▶ _Exercise task_
Collect the lines of the entries where "that" shows up.

▶ _Exercise materials_
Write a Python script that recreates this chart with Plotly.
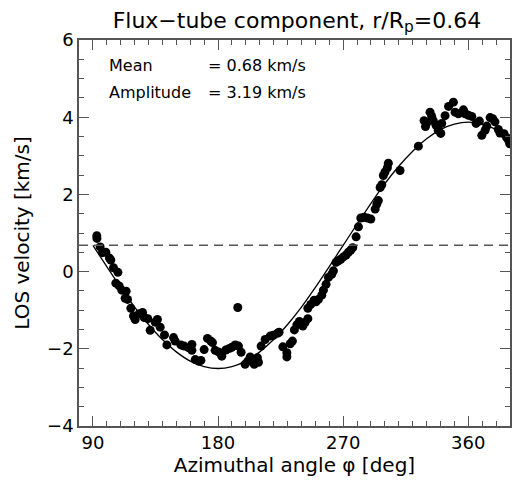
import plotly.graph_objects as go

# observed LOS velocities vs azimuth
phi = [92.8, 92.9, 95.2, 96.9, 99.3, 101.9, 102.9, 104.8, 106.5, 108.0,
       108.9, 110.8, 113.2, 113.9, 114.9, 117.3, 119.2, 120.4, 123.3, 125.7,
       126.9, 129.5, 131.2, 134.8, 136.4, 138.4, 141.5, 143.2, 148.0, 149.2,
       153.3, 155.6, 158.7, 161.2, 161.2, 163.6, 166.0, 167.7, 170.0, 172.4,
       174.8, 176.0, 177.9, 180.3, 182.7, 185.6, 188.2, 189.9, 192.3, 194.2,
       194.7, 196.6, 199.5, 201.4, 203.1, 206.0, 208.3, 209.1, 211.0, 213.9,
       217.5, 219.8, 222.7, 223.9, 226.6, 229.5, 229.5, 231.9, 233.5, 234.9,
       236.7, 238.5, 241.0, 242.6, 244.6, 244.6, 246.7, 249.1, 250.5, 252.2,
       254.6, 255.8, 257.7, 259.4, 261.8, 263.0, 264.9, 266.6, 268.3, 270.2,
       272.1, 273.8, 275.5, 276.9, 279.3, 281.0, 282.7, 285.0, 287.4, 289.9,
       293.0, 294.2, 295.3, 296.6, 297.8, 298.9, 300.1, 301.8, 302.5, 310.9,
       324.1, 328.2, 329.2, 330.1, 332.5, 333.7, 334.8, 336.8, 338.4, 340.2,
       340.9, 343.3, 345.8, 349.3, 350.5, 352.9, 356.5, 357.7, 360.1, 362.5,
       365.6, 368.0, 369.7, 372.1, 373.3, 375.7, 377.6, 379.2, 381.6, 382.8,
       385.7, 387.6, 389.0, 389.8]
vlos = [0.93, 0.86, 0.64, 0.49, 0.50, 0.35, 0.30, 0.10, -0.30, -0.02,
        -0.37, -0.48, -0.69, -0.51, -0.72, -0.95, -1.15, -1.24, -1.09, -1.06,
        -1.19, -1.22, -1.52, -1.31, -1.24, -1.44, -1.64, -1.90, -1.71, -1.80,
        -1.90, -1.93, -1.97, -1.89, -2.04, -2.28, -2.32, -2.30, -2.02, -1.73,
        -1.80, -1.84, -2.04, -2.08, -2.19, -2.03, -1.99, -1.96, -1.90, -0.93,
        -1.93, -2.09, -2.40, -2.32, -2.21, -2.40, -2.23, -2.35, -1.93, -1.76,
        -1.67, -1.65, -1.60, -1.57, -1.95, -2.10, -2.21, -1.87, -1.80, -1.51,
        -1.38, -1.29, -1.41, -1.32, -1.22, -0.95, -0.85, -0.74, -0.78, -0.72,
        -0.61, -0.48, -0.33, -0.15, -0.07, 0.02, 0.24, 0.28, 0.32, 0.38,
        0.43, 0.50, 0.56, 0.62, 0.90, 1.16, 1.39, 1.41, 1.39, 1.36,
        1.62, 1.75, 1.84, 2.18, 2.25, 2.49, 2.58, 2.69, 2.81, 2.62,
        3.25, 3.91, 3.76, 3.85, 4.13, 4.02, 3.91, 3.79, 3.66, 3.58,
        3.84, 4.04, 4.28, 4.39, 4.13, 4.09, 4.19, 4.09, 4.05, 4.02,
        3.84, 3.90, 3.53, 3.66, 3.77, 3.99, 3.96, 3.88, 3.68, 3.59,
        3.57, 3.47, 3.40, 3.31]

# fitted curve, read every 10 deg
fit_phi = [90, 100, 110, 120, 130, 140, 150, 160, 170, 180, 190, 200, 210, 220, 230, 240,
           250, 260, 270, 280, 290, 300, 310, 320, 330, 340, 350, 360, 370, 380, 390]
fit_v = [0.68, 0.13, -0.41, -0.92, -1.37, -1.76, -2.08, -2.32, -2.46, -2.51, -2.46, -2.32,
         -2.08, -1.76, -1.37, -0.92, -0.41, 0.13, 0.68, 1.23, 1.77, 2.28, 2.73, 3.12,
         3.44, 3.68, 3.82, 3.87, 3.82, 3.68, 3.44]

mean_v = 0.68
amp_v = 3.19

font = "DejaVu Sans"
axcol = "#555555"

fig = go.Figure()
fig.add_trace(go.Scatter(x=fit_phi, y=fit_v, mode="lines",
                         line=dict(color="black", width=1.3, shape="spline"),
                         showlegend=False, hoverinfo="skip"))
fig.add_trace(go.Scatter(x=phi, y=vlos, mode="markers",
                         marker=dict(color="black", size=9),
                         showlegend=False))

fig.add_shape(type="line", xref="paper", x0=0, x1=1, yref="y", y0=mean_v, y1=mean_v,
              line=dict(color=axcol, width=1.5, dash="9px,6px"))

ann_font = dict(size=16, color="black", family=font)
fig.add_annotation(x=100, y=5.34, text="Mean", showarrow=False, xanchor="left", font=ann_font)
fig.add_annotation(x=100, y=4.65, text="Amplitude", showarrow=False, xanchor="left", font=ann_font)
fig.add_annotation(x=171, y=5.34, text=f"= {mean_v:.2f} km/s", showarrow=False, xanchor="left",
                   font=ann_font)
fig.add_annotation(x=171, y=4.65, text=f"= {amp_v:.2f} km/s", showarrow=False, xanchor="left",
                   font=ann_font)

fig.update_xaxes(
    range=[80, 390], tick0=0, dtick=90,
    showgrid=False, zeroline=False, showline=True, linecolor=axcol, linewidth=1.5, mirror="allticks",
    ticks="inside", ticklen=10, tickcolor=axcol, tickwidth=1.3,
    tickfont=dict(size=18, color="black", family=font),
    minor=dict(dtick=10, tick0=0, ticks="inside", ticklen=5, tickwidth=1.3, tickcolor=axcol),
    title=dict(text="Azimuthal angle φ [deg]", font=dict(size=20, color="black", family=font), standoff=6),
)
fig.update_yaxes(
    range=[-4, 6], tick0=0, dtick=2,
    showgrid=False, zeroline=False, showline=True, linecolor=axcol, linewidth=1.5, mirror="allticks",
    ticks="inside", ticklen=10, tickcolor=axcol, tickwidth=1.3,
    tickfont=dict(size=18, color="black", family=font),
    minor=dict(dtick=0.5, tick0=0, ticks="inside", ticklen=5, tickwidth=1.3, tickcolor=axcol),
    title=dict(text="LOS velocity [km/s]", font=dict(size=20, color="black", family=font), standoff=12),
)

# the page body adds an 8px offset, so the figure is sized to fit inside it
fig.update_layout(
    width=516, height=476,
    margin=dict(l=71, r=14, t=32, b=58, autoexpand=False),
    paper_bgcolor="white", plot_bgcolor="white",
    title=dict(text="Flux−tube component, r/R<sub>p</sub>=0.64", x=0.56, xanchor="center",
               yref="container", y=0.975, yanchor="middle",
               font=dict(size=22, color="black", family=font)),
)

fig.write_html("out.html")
--
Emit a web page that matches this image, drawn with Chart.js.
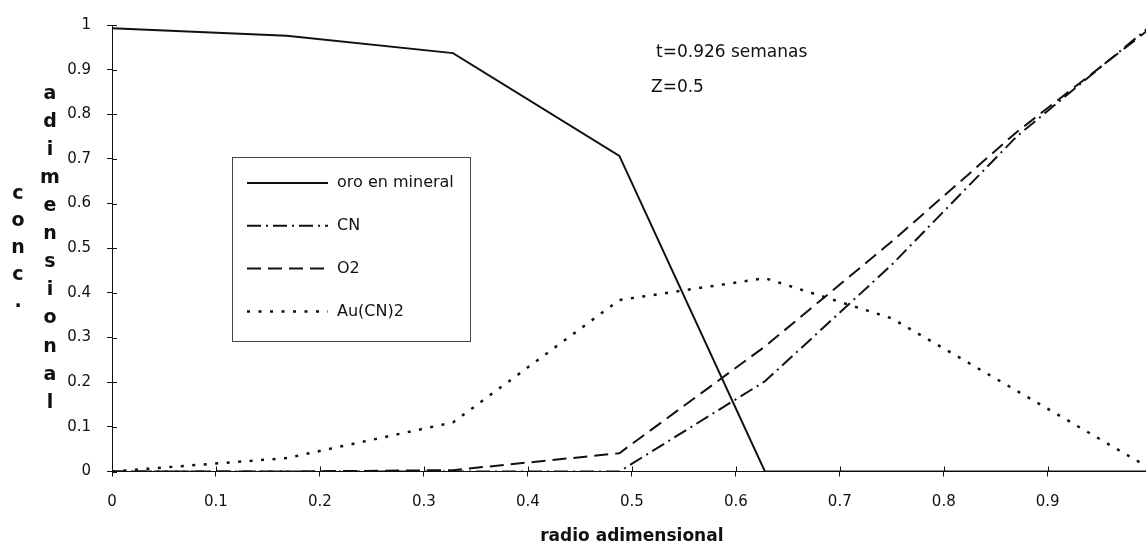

▶ _The completed task_
Write a Python script that recreates this chart with Plotly.
Emit a web page that matches this image, drawn with Chart.js.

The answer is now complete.